I flow. That's how I know which arguments each side made. I do my best to judge by how YOU tell me to judge. If you want me to default to a policymaker paradigm, fine, I'll do it. You just have to tell me. If you want to do something out of the ordinary and tell me to default to a deontological framework (remember I competed in and coached LD), I'll do it if you tell me to. I also accept challenges of these frameworks from the opposing team. I WELCOME challenges of traditional frameworks if the other team doesn't provide justification for why they're using them. If I am not told to default to anything, I will default to the net-benefits paradigm and use the debaters' impact weighing calculus to make my decision. Regardless of what happens in terms of how I am told or not told to view the round, I do my best to stay out of the round as much as possible. If you impact your claims, weigh the impacts, provide justifications for your new and innovative positions, etc, we should get along just fine.

*Here's where the "fast glimpse" part of my paradigm starts. It's okay, we all get lost on the way to the room. :)*

- I default to a net benefits criterion unless told otherwise.
- I like articulated voters on T, K, etc.
- On T: I vote on it, but I prefer abuse stories if you claim abuse. I also tend to prefer more innovative standards than "abuse," "education loss," and "skewed prep time," but that's just me.
- On K: I love good K's and I abhor bad ones.

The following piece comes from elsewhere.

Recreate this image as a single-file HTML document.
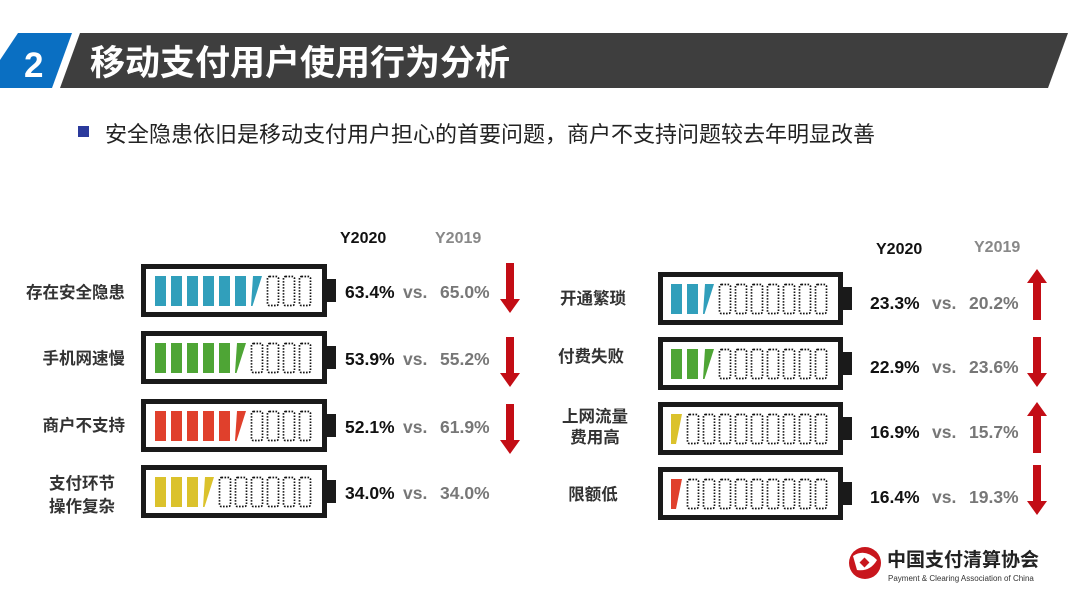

I prefer the specific K's to plan text, your opponent's dialogue, etc, to the 8 minute LOC "statism" K's.
- On CP: Topical CPs are okay with me. Non-competitive ones are not. I'll vote for the GOV plan really fast if they point out you don't solve for what they claim, you're not mutually exclusive, etc. (A note on mutual exclusivity: I do buy the net-benefits mutual exclusivity argument, but that requires an impact calculus by the OPP.)

To boil it down: if it wasn't said, it didn't happen. You do your job on the flow, and I'll do mine as a judge on the flow.

Anything else? Just ask! I'm quite laid-back and I don't believe debate = anything and everything important in life. This is your game. Play it as you will.